Lawmakers also took the minister up on his 7-point priorities, noting that the pace of implementation left much to be desired. They said many roads and bridges across the country have become death traps – failing even while still under construction with many others still waiting for attention.
The Minister’s statement came as some economic experts at the CFO Forum and 2019 CFO Outlook Report presentation by KPMG, yesterday observed that despite spending over a $100 billion in about three decades, Nigeria’s biggest headache still remains infrastructure deficit.
They had therefore called on the government to mobilise both indigeneous and foreign investments to ensure a six to eleven per cent growth is attained.

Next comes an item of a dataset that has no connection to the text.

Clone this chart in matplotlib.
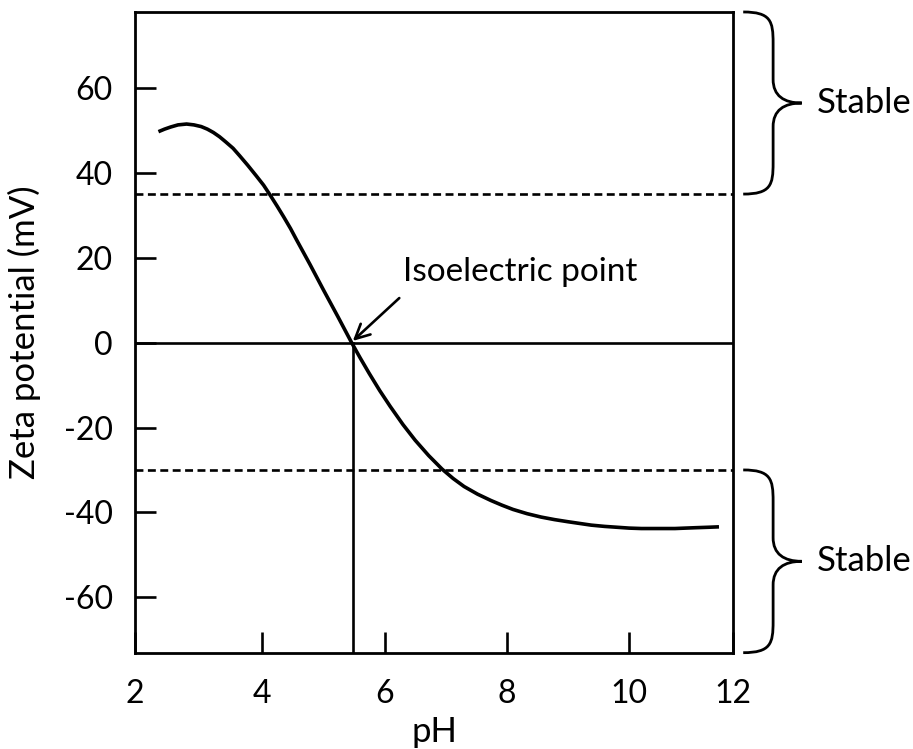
import numpy as np
import matplotlib.pyplot as plt
from matplotlib.path import Path
from matplotlib.patches import PathPatch
from matplotlib.transforms import blended_transform_factory

plt.rcParams['font.family'] = ['Lato', 'DejaVu Sans']

# Zeta potential vs pH curve
ph = [2.30, 2.40, 2.50, 2.62, 2.76, 2.88, 3.00, 3.10, 3.20, 3.30, 3.40, 3.52,
      3.63, 3.76, 3.90, 4.02, 4.13, 4.24, 4.35, 4.46, 4.56, 4.67, 4.78, 4.89,
      5.00, 5.12, 5.24, 5.35, 5.46, 5.60, 5.75, 5.92, 6.09, 6.30, 6.50, 6.72,
      6.94, 7.12, 7.30, 7.52, 7.74, 7.92, 8.10, 8.33, 8.56, 8.78, 9.00, 9.19,
      9.38, 9.60, 9.80, 10.00, 10.20, 10.48, 10.75, 10.92, 11.10, 11.30, 11.47]
zeta = [49.7, 50.3, 50.8, 51.3, 51.5, 51.3, 50.9, 50.3, 49.5, 48.5, 47.3, 45.8,
        44.0, 41.8, 39.3, 37.1, 34.7, 32.2, 29.6, 26.9, 24.2, 21.3, 18.4, 15.4,
        12.4, 9.2, 6.0, 3.0, 0.0, -3.6, -7.3, -11.3, -15.0, -19.3, -23.0, -26.6,
        -29.8, -32.0, -33.9, -35.7, -37.2, -38.3, -39.3, -40.3, -41.1, -41.7, -42.2, -42.6,
        -43.0, -43.3, -43.5, -43.7, -43.8, -43.8, -43.8, -43.7, -43.6, -43.5, -43.4]

iep = 5.48             # isoelectric point
stable_hi = 35.0       # upper stability threshold (mV)
stable_lo = -30.0      # lower stability threshold (mV)

x_lo, x_hi = 1.917, 11.70
y_lo, y_hi = -73.05, 77.9
xtick_pos = [x_lo, 4, 6, 8, 10, x_hi]
xtick_lab = ['2', '4', '6', '8', '10', '12']
ytick_pos = [60, 40, 20, 0, -20, -40, -60]

fig = plt.figure(figsize=(9.13, 7.49), dpi=100)
ax = fig.add_axes([0.1479, 0.1286, 0.6550, 0.8554])

ax.plot(ph, zeta, color='black', lw=2.6, solid_capstyle='butt',
        solid_joinstyle='round')
ax.axhline(0, color='black', lw=1.9)
ax.axhline(stable_hi, color='black', lw=1.9, ls=(0, (3.0, 1.7)))
ax.axhline(stable_lo, color='black', lw=1.9, ls=(0, (3.0, 1.7)))
ax.plot([iep, iep], [y_lo, 0], color='black', lw=1.9)

ax.annotate('', xy=(iep, 0.4), xytext=(6.24, 10.5),
            arrowprops=dict(arrowstyle='->', color='black', lw=1.9,
                            mutation_scale=26, shrinkA=0, shrinkB=0))
ax.text(6.30, 14.5, 'Isoelectric point', fontsize=24, ha='left', va='baseline')

ax.set_xlim(x_lo, x_hi)
ax.set_ylim(y_lo, y_hi)
ax.set_xticks(xtick_pos)
ax.set_xticklabels(xtick_lab)
ax.set_yticks(ytick_pos)
ax.set_yticklabels([str(v) for v in ytick_pos])
ax.tick_params(direction='in', length=15, width=1.9, labelsize=23)
ax.tick_params(axis='x', pad=19)
ax.tick_params(axis='y', pad=16)
for s in ax.spines.values():
    s.set_linewidth(2.0)

ax.set_xlabel('pH', fontsize=25, labelpad=5)
ax.set_ylabel('Zeta potential (mV)', fontsize=25, labelpad=16)

# curly braces marking the stable regions
trans = blended_transform_factory(ax.transAxes, ax.transData)


def brace(y_top, y_bot):
    h = y_top - y_bot
    xa, xm, xt = 1.017, 1.067, 1.115
    ym = (y_top + y_bot) / 2
    e = 0.17 * h
    c = 0.13 * h
    verts = [(xa, y_top),
             (xm - 0.004, y_top), (xm, y_top - 0.05 * h), (xm, y_top - e),
             (xm, ym + c),
             (xm, ym + 0.04 * h), (xt - 0.03, ym), (xt, ym),
             (xt - 0.03, ym), (xm, ym - 0.04 * h), (xm, ym - c),
             (xm, y_bot + e),
             (xm, y_bot + 0.05 * h), (xm - 0.004, y_bot), (xa, y_bot)]
    codes = [Path.MOVETO,
             Path.CURVE4, Path.CURVE4, Path.CURVE4,
             Path.LINETO,
             Path.CURVE4, Path.CURVE4, Path.CURVE4,
             Path.CURVE4, Path.CURVE4, Path.CURVE4,
             Path.LINETO,
             Path.CURVE4, Path.CURVE4, Path.CURVE4]
    ax.add_patch(PathPatch(Path(verts, codes), fill=False, lw=2.0,
                           color='black', transform=trans, clip_on=False))
    ax.text(1.14, ym, 'Stable', fontsize=25, ha='left', va='center',
            transform=trans)


brace(y_hi, stable_hi)
brace(stable_lo, y_lo)

fig.savefig('out.png', dpi=100)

Delivering the keynote address themed: The Nigerian Outlook for 2019, Economic Analyst and Principal Consultant, Kainos Edge Consulting Limited, Dr Doyin Salami, noted that the prospects for growth is positive albeit, the economy might witness slow growth.
Salami maintained that Agriculture must restore growth pace to or above once familiar level, while stable oil production and continuation of capital projects remain imperative, adding that interest rates is expected to go northwards with more payment of taxes, increases in cost and pressured margins.
According to him, strong personnel or cabinet, a well structured policy direction, the role of price in resource allocation, management of exchange rates and private capital to fund infrastructure will be key to determining the level of growth the economy attains in 2019.
He said, “The Nigerian Infrastructure Master Plan is a $100 billion spent every year for about three decades and we have still not got it right in terms of infrastructure. We are not even on 10 per cent and yet there are models that can get us into the right path.